=== DATA SUPPLIED ===
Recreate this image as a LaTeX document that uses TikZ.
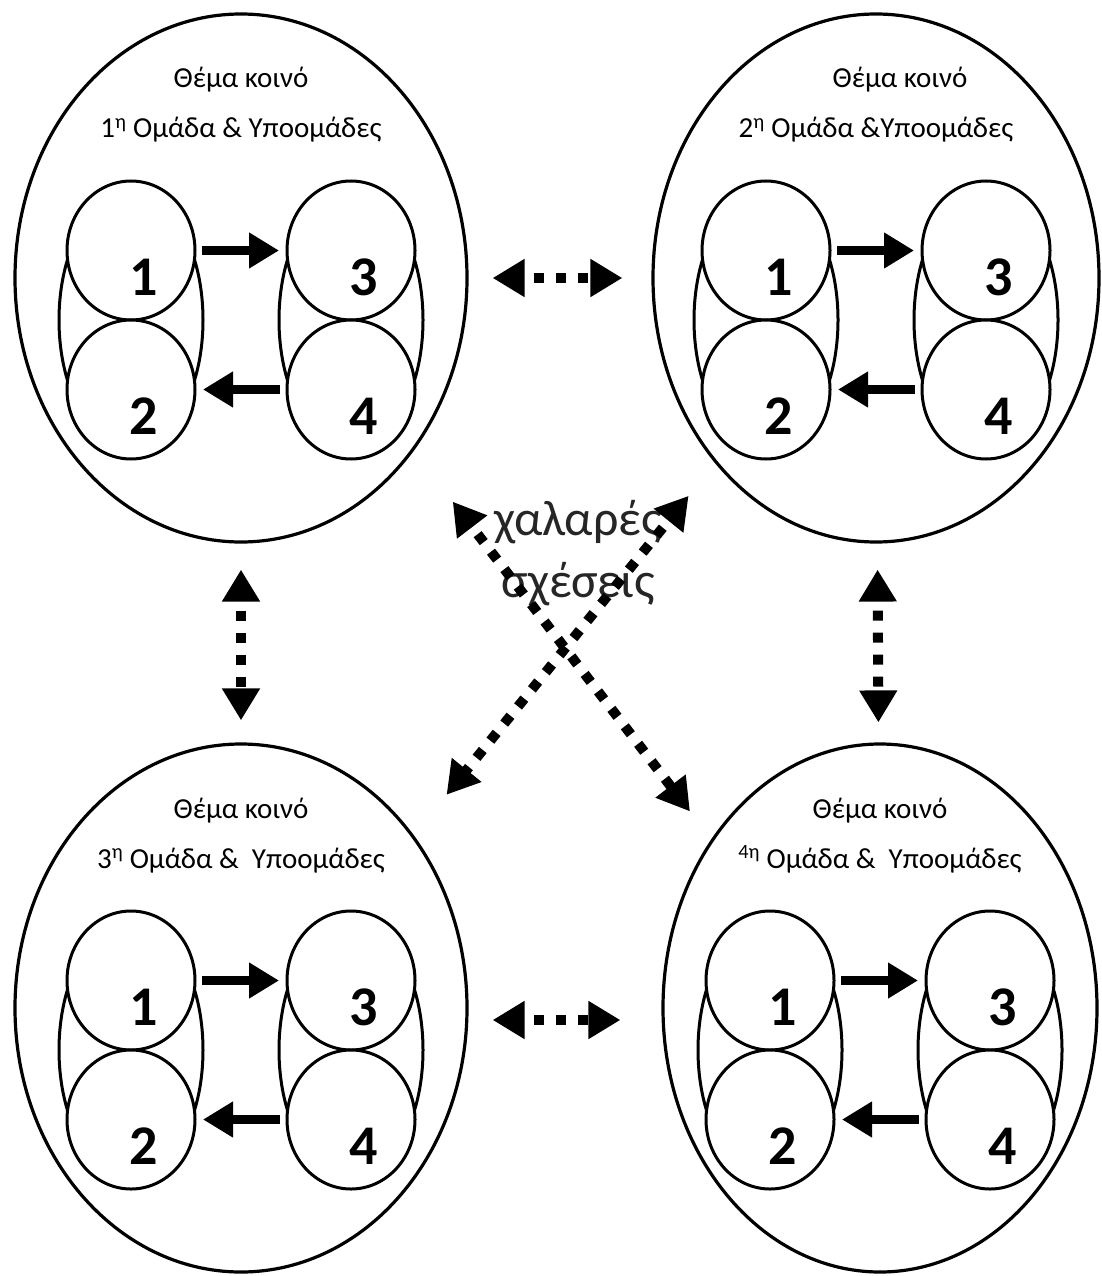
\documentclass[tikz,border=0pt]{standalone}
\usepackage{fontspec}
\setmainfont{Carlito}
\usepackage{tikz}
\usetikzlibrary{arrows.meta, positioning, calc, shapes.geometric}
\tikzset{
  bigoval/.style={draw, ellipse, line width=3.2pt, minimum height=528pt, inner sep=0pt},
  pairoval/.style={draw, ellipse, line width=3pt, minimum width=144pt, minimum height=256pt, inner sep=0pt, outer sep=0pt},
  subcircle/.style={draw, fill=white, ellipse, line width=3pt, minimum width=128pt, minimum height=139pt, inner sep=0pt, outer sep=0pt},
  subnum/.style={font=\fontsize{56}{60}\selectfont\bfseries},
  grouptitle/.style={font=\fontsize{29}{34}\selectfont, anchor=base},
  pairarrow/.style={-{Triangle[length=30pt,width=34pt]}, line width=9pt, shorten <=7pt, shorten >=8pt},
  loosearrow/.style={{Triangle[length=32pt,width=36pt]}-{Triangle[length=32pt,width=36pt]},
    line width=10pt, dash pattern=on 10pt off 12pt, dash phase=11pt}
}
\newcommand\SubGroups[5][0pt]{%
    \node[bigoval, minimum width=#4] (#2) at (#3) {};
    \node[grouptitle, xshift=#1] (#2t) at ($(#2)+(0,-190)$) {Θέμα κοινό};
    \node[grouptitle] (#2s) at ($(#2)+(0,-140)$) {#5};
    \node[pairoval] (#2l) at ($(#2)+(-110,42)$) {};
    \node[pairoval] (#2r) at ($(#2)+(110,42)$) {};
    \node[subcircle] (#2a) at ($(#2l)+(0,-69.5)$) {};
    \node[subcircle] (#2b) [below=0pt of #2a] {};
    \node[subcircle] (#2c) at ($(#2r)+(0,-69.5)$) {};
    \node[subcircle] (#2d) [below=0pt of #2c] {};
    \node[subnum] (#2n1) at ($(#2a)+(13,27)$) {1};
    \node[subnum] (#2n2) at ($(#2b)+(13,27)$) {2};
    \node[subnum] (#2n3) at ($(#2c)+(13,27)$) {3};
    \node[subnum] (#2n4) at ($(#2d)+(13,27)$) {4};
    \draw[pairarrow] (#2a) -- (#2c);
    \draw[pairarrow] (#2d) -- (#2b);
    }

\begin{document}
\begin{tikzpicture}[x=1pt, y=-1pt]
    \useasboundingbox (0,0) rectangle (1101,1276);

    \SubGroups{ul}{241,278}{452}{1\textsuperscript{η} Ομάδα \& Υποομάδες}
    \SubGroups[24pt]{ur}{876,278}{446}{2\textsuperscript{η} Ομάδα \&Υποομάδες}
    \SubGroups{ll}{241,1008}{452}{3\textsuperscript{η} Ομάδα \&~ Υποομάδες}
    \SubGroups{lr}{880,1008}{434}{\textsuperscript{4η} Ομάδα \&~ Υποομάδες}

    \node[font=\fontsize{50}{62}\selectfont, align=center, text=black!85] (loose) at (578,553) {χαλαρές\\σχέσεις};

    \draw[loosearrow, shorten <=24pt, shorten >=29pt] (ul) -- (ur);
    \draw[loosearrow, shorten <=24pt, shorten >=41pt] ([yshift=-12pt]ll.east) -- ([yshift=-12pt]lr.west);
    \draw[loosearrow, shorten <=26pt, shorten >=22pt] (ul) -- (ll);
    \draw[loosearrow, shorten <=26pt, shorten >=20pt] (ur) -- (lr);
    \draw[loosearrow, shorten <=64pt, shorten >=35pt] (ul.-45) -- (lr.135);
    \draw[loosearrow, shorten <=42pt, shorten >=52pt] (ur.-131) -- (ll.45);
\end{tikzpicture}
\end{document}
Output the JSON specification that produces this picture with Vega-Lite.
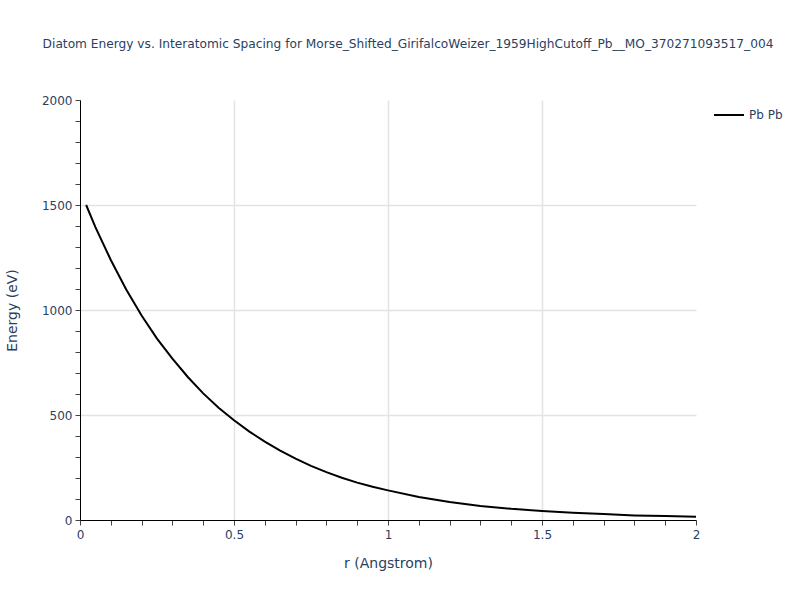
{
  "$schema": "https://vega.github.io/schema/vega-lite/v6.json",
  "autosize": "none",
  "width": 616,
  "height": 420,
  "padding": {"left": 80, "top": 100, "right": 104, "bottom": 80},
  "background": "white",
  "config": {
    "font": "DejaVu Sans",
    "view": {"stroke": null},
    "axis": {"labelColor": "#2a3f5f", "titleColor": "#2a3f5f", "labelFont": "DejaVu Sans", "titleFont": "DejaVu Sans", "labelFontSize": 12, "titleFontSize": 14, "titleFontWeight": "normal", "domainColor": "black", "tickColor": "#444", "tickSize": 5, "tickWidth": 1, "gridColor": "#e3e3e3", "gridWidth": 1.5}
  },
  "title": {
    "text": "Diatom Energy vs. Interatomic Spacing for Morse_Shifted_GirifalcoWeizer_1959HighCutoff_Pb__MO_370271093517_004",
    "fontSize": 12.2,
    "font": "DejaVu Sans",
    "fontWeight": "normal",
    "color": "#2a3f5f",
    "anchor": "middle",
    "dx": 20,
    "offset": 44
  },
  "data": {
    "values": [
      {"r": 0.02, "energy": 1500, "pair": "Pb Pb"},
      {"r": 0.05, "energy": 1395, "pair": "Pb Pb"},
      {"r": 0.1, "energy": 1238, "pair": "Pb Pb"},
      {"r": 0.15, "energy": 1098, "pair": "Pb Pb"},
      {"r": 0.2, "energy": 974, "pair": "Pb Pb"},
      {"r": 0.25, "energy": 864, "pair": "Pb Pb"},
      {"r": 0.3, "energy": 768, "pair": "Pb Pb"},
      {"r": 0.35, "energy": 681, "pair": "Pb Pb"},
      {"r": 0.4, "energy": 603, "pair": "Pb Pb"},
      {"r": 0.45, "energy": 535, "pair": "Pb Pb"},
      {"r": 0.5, "energy": 475, "pair": "Pb Pb"},
      {"r": 0.55, "energy": 421, "pair": "Pb Pb"},
      {"r": 0.6, "energy": 373, "pair": "Pb Pb"},
      {"r": 0.65, "energy": 330, "pair": "Pb Pb"},
      {"r": 0.7, "energy": 292, "pair": "Pb Pb"},
      {"r": 0.75, "energy": 258, "pair": "Pb Pb"},
      {"r": 0.8, "energy": 228, "pair": "Pb Pb"},
      {"r": 0.85, "energy": 201, "pair": "Pb Pb"},
      {"r": 0.9, "energy": 178, "pair": "Pb Pb"},
      {"r": 0.95, "energy": 158, "pair": "Pb Pb"},
      {"r": 1.0, "energy": 141, "pair": "Pb Pb"},
      {"r": 1.1, "energy": 110, "pair": "Pb Pb"},
      {"r": 1.2, "energy": 86, "pair": "Pb Pb"},
      {"r": 1.3, "energy": 67, "pair": "Pb Pb"},
      {"r": 1.4, "energy": 53, "pair": "Pb Pb"},
      {"r": 1.5, "energy": 43, "pair": "Pb Pb"},
      {"r": 1.6, "energy": 35, "pair": "Pb Pb"},
      {"r": 1.7, "energy": 28, "pair": "Pb Pb"},
      {"r": 1.8, "energy": 22, "pair": "Pb Pb"},
      {"r": 1.9, "energy": 19, "pair": "Pb Pb"},
      {"r": 2.0, "energy": 16, "pair": "Pb Pb"}
    ]
  },
  "mark": {"type": "line", "strokeWidth": 2, "clip": true},
  "encoding": {
    "x": {
      "field": "r",
      "type": "quantitative",
      "scale": {"domain": [0, 2], "nice": false, "zero": false},
      "axis": {
        "title": "r (Angstrom)",
        "values": [0, 0.1, 0.2, 0.3, 0.4, 0.5, 0.6, 0.7, 0.8, 0.9, 1, 1.1, 1.2, 1.3, 1.4, 1.5, 1.6, 1.7, 1.8, 1.9, 2],
        "format": "~g",
        "labelExpr": "abs(datum.value*2 - round(datum.value*2)) < 0.001 ? datum.label : ''",
        "gridOpacity": {"condition": {"test": "abs(datum.value*2 - round(datum.value*2)) < 0.001 && datum.value > 0.01 && datum.value < 1.99", "value": 1}, "value": 0},
        "labelPadding": 4,
        "titlePadding": 16,
        "labelFlush": false
      }
    },
    "y": {
      "field": "energy",
      "type": "quantitative",
      "scale": {"domain": [0, 2000], "nice": false},
      "axis": {
        "title": "Energy (eV)",
        "values": [0, 100, 200, 300, 400, 500, 600, 700, 800, 900, 1000, 1100, 1200, 1300, 1400, 1500, 1600, 1700, 1800, 1900, 2000],
        "labelExpr": "datum.value % 500 == 0 ? datum.label : ''",
        "format": "d",
        "gridOpacity": {"condition": {"test": "datum.value % 500 == 0 && datum.value > 0 && datum.value < 2000", "value": 1}, "value": 0},
        "labelPadding": 3,
        "titlePadding": 22,
        "labelFlush": false
      }
    },
    "color": {
      "field": "pair",
      "type": "nominal",
      "scale": {"range": ["black"]},
      "legend": {
        "title": null,
        "orient": "none",
        "legendX": 633,
        "legendY": -1,
        "symbolType": "stroke",
        "symbolSize": 900,
        "symbolStrokeWidth": 2,
        "labelFontSize": 12,
        "labelColor": "#2a3f5f",
        "labelFont": "DejaVu Sans"
      }
    }
  }
}
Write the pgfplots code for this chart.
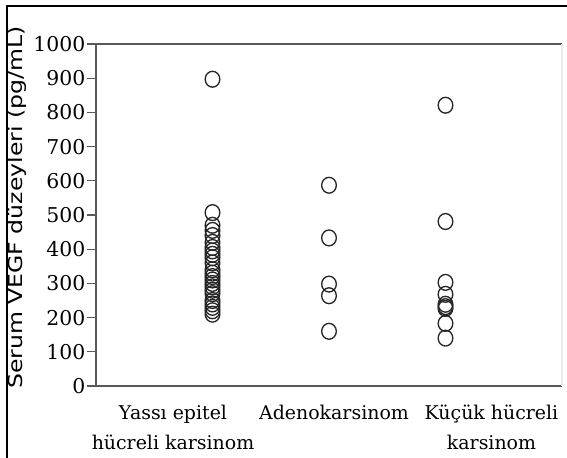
\documentclass[border=0pt]{standalone}
\usepackage{fontspec}
\setmainfont{DejaVu Serif}
\newfontfamily\labelfont{DejaVu Sans}
\usepackage{pgfplots}
\pgfplotsset{compat=1.18}
\begin{document}
\begin{tikzpicture}
\useasboundingbox (-72pt,-53.25pt) rectangle (353.25pt,289.5pt);
\draw[line width=1pt,black] (-66.75pt,-60pt) -- (-66.75pt,285pt) -- (360pt,285pt);
\begin{axis}[
  at={(0,0)}, anchor=south west,
  scale only axis, width=349.5pt, height=256.5pt,
  xmin=0, xmax=4, ymin=0, ymax=1000,
  axis line style={draw=none},
  ytick={0,100,...,1000},
  xtick={0.661,2.043,3.395},
  xticklabels={{Yassı epitel\\hücreli karsinom},{Adenokarsinom},{Küçük hücreli\\karsinom}},
  x tick label style={align=center, font=\fontsize{14.2}{23}\selectfont, anchor=north, yshift=-4pt},
  y tick label style={font=\fontsize{15.3}{15.3}\selectfont, xshift=2pt},
  xtick style={draw=none},
  ytick style={draw=black!65, line width=0.9pt},
  tick align=outside, tick pos=left, major tick length=6.5pt,
  /pgf/number format/assume math mode=true,
  /pgf/number format/1000 sep={},
  ylabel={\scalebox{1.22}[1]{\labelfont Serum VEGF düzeyleri (pg/mL)}},
  ylabel style={at={(axis description cs:-0.1695,0.522)}, anchor=center, font=\fontsize{14.5}{14.5}\selectfont},
  clip=false,
]
\draw[black!65, line width=1.1pt] (rel axis cs:0,0) -- (rel axis cs:0,1) -- (rel axis cs:1,1);
\draw[black!65, line width=1.1pt] (rel axis cs:0,0) -- (rel axis cs:1,0);
\draw[black!8, line width=1pt] (rel axis cs:1,0) -- (rel axis cs:1,1);
\addplot[only marks, mark=o, mark size=5.5pt, mark options={draw=black!85, line width=1pt, yscale=1.08}] coordinates {
(1,897) (1,507) (1,470) (1,455) (1,440) (1,420) (1,405) (1,395) (1,385) (1,375)
(1,360) (1,340) (1,330) (1,320) (1,310) (1,300) (1,290) (1,280) (1,270) (1,250)
(1,240) (1,230) (1,220) (1,210)
};
\addplot[only marks, mark=o, mark size=5.5pt, mark options={draw=black!85, line width=1pt, yscale=1.08}] coordinates {
(2,587) (2,433) (2,298) (2,264) (2,160)
};
\addplot[only marks, mark=o, mark size=5.5pt, mark options={draw=black!85, line width=1pt, yscale=1.08}] coordinates {
(3,821) (3,481) (3,303) (3,268) (3,239) (3,232) (3,227) (3,183) (3,140)
};
\end{axis}
\end{tikzpicture}
\end{document}
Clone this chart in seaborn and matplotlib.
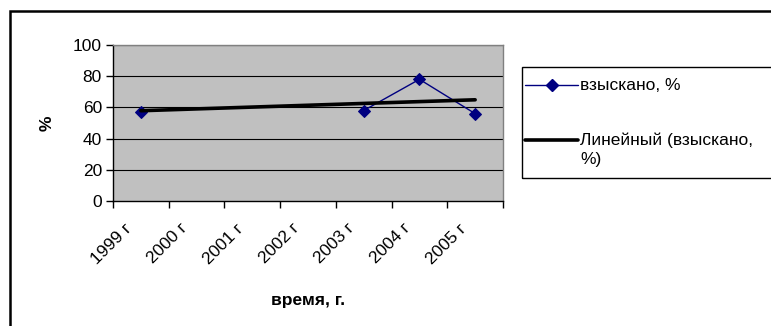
import numpy as np
import pandas as pd
import matplotlib
matplotlib.use("Agg")
import matplotlib.pyplot as plt
import seaborn as sns
from matplotlib.patches import Rectangle
from matplotlib.lines import Line2D

years = ["1999 г", "2000 г", "2001 г", "2002 г", "2003 г", "2004 г", "2005 г"]
collected = [57, np.nan, np.nan, np.nan, 58, 78, 56]
series_name = "взыскано, %"
trend_name = ["Линейный (взыскано,", "%)"]

sns.set_style("white")
plt.rcParams["font.family"] = ["Liberation Sans", "DejaVu Sans"]
plt.rcParams["font.size"] = 12.5
plt.rcParams["text.color"] = "black"
plt.rcParams["xtick.color"] = "black"
plt.rcParams["ytick.color"] = "black"
plt.rcParams["axes.labelcolor"] = "black"

W, H = 771, 326
fig = plt.figure(figsize=(W / 100, H / 100), dpi=100)
ax = fig.add_axes([113 / W, 1 - 201 / H, 390 / W, 156 / H])

df = pd.DataFrame({"pos": np.arange(len(years)), "value": collected})
# contiguous runs so the gap years break the line like in Excel
df["seg"] = df["value"].isna().cumsum()
valid = df.dropna()

# linear trend over category index, as Excel does
k, b = np.polyfit(valid["pos"], valid["value"], 1)
trend = pd.DataFrame({"pos": [0, len(years) - 1]})
trend["value"] = k * trend["pos"] + b

ax.set_facecolor("#C0C0C0")
for y in range(20, 101, 20):
    ax.axhline(y, color="black", lw=0.8, zorder=1)

sns.lineplot(data=valid, x="pos", y="value", units="seg", estimator=None,
             color="#000080", lw=1, marker="D", markersize=6,
             markeredgecolor="#000080", ax=ax, zorder=3)
sns.lineplot(data=trend, x="pos", y="value", color="black", lw=2.6,
             ax=ax, zorder=4)

ax.set_xlim(-0.5, len(years) - 0.5)
ax.set_ylim(0, 100)
ax.set_yticks(range(0, 101, 20))
# rotated labels sit a bit left of the category centre, as Excel draws them
ax.set_xticks(np.arange(len(years)) - 0.2)
ax.set_xticklabels(years, rotation=45, ha="right", va="center",
                   rotation_mode="anchor")
ax.set_xticks(np.arange(-0.5, len(years), 1), minor=True)
ax.tick_params(axis="x", which="major", length=0, pad=18)
ax.tick_params(axis="x", which="minor", length=5, width=1, color="black",
               direction="out", bottom=True)
ax.tick_params(axis="y", length=5, width=1, color="black", direction="out",
               left=True, pad=3)
for side in ["top", "right"]:
    ax.spines[side].set_color("#808080")
for side in ["left", "bottom"]:
    ax.spines[side].set_color("black")
for s in ax.spines.values():
    s.set_linewidth(1)

ax.set_xlabel("время, г.", fontweight="bold", labelpad=19)
ax.set_ylabel("%", fontweight="bold")
ax.yaxis.set_label_coords((55 - 113) / 390, 0.5)


def px(x, y):
    return x / W, 1 - y / H


# legend drawn by hand so the handle sits on the first line of the text
for y, kw in [(85, dict(color="#000080", lw=1)), (140, dict(color="black", lw=2.6))]:
    fig.add_artist(Line2D([525 / W, 578 / W], [1 - y / H] * 2,
                          transform=fig.transFigure, **kw))
fig.add_artist(Line2D([551.5 / W], [1 - 85 / H], transform=fig.transFigure,
                      color="#000080", marker="D", markersize=6, lw=0))
fig.text(*px(580, 85), series_name, va="center", ha="left")
fig.text(*px(580, 140), trend_name[0], va="center", ha="left")
fig.text(*px(580, 159), trend_name[1], va="center", ha="left")

fig.patches.append(Rectangle(px(522, 178), 280 / W, 111 / H,
                             transform=fig.transFigure, fill=False,
                             edgecolor="black", lw=1))
fig.patches.append(Rectangle((10 / W, -20 / H), 800 / W, (H - 11 + 20) / H,
                             transform=fig.transFigure, fill=False,
                             edgecolor="black", lw=1.8))

fig.savefig("out.png", dpi=100, facecolor="white")
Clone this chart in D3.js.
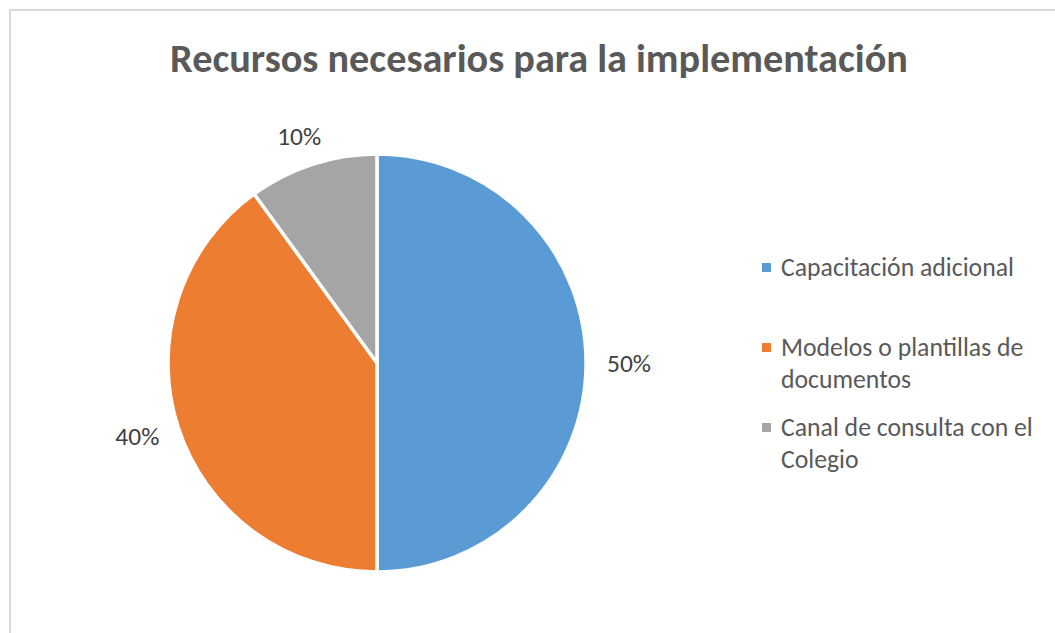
===
TASK OBJECTIVE
Only lines that contain the word "this" are wanted; copy each of them.

EXERCISE SOLUTION
Recreate this image as a LaTeX document that uses TikZ.
Output the JSON specification that produces this picture with Vega-Lite.
Write the pgfplots code for this chart.
Clone this chart in seaborn and matplotlib.
Clone this chart in D3.js.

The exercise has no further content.